Ours are vests that hold frozen packs of blue gel. I work in an environment that is often 130-150* outside. They are heavy and I am not sure they would be comfortable and useful in the plane for such a short time. They do work but might be a PIA for this application.

Same here. I used them inside hazmat fully-encapsulating suits, and they worked great. Not sure about comfort sitting in a plane, though.

My concern with the pump-driven ones is that you are now connected to something in the back seat, by tubes that could easily prevent you from egressing the plane in an emergency. Especially if the tubes hang up on the seat or something like that.

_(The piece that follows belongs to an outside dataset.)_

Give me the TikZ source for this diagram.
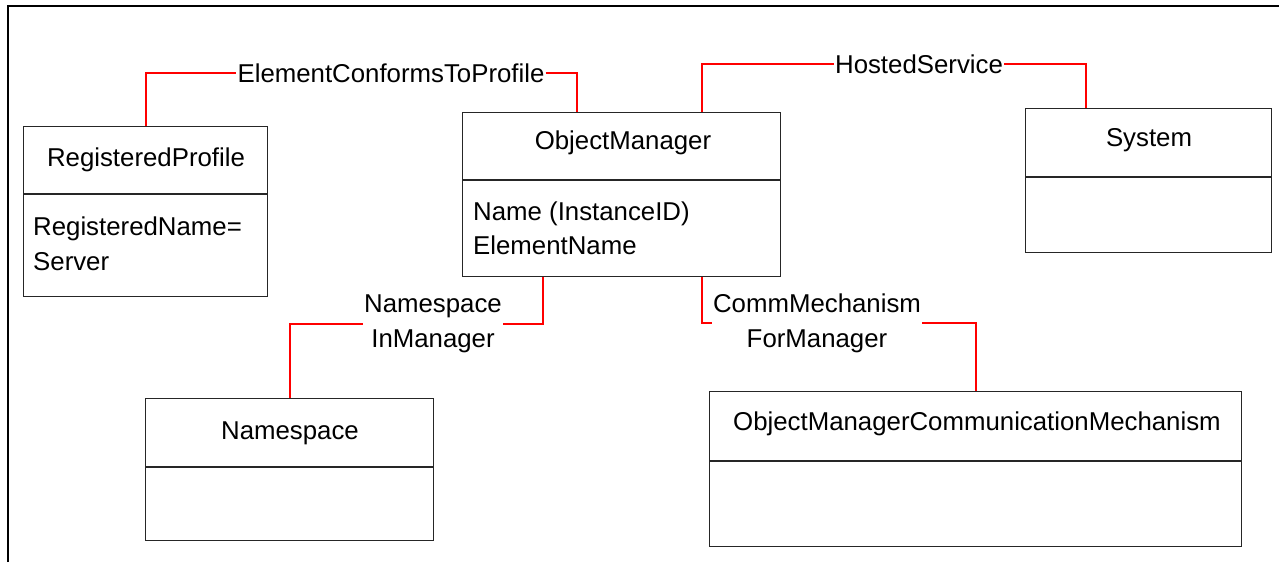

I would explore the ice vests, but would never use something with tubes.
 
I can say from personal experience that they work very well. Ours are vests that hold frozen packs of blue gel. I work in an environment that is often 130-150* outside. They are heavy and I am not sure they would be comfortable and useful in the plane for such a short time. They do work but might be a PIA for this application.

I've seen those and the blocks look kind of uncomfortable. I've read that these are very light because ice water is kept in separate box, so all you really wear is a light jacket.
 
I can say from personal experience that they work very well. Ours are vests that hold frozen packs of blue gel. I work in an environment that is often 130-150* outside. They are heavy and I am not sure they would be comfortable and useful in the plane for such a short time. They do work but might be a PIA for this application.

The "for such a short time" is a pretty good point. I think it would be effective, but you're right that you'd put it on for the duration of the flight and only use it for 20%-30% of the flight depending on distance.

I saw someone else comment on all the pipes in the cabin. That is the advantage of an experimental ... I could route everything just the way I want it and you'd only have a quick-disconnect at each seat.

I'm not hung up on looks, but your comment on duration of use makes a lot of sense. Additionally, I'm not sure I want to wrap my entire body in a something that could melt in a fire and I hadn't really considered that. Maybe I'll spend a bit more time looking at either the seat cooler version or how I could rig up the ice-box style air conditioner without giving up a seat.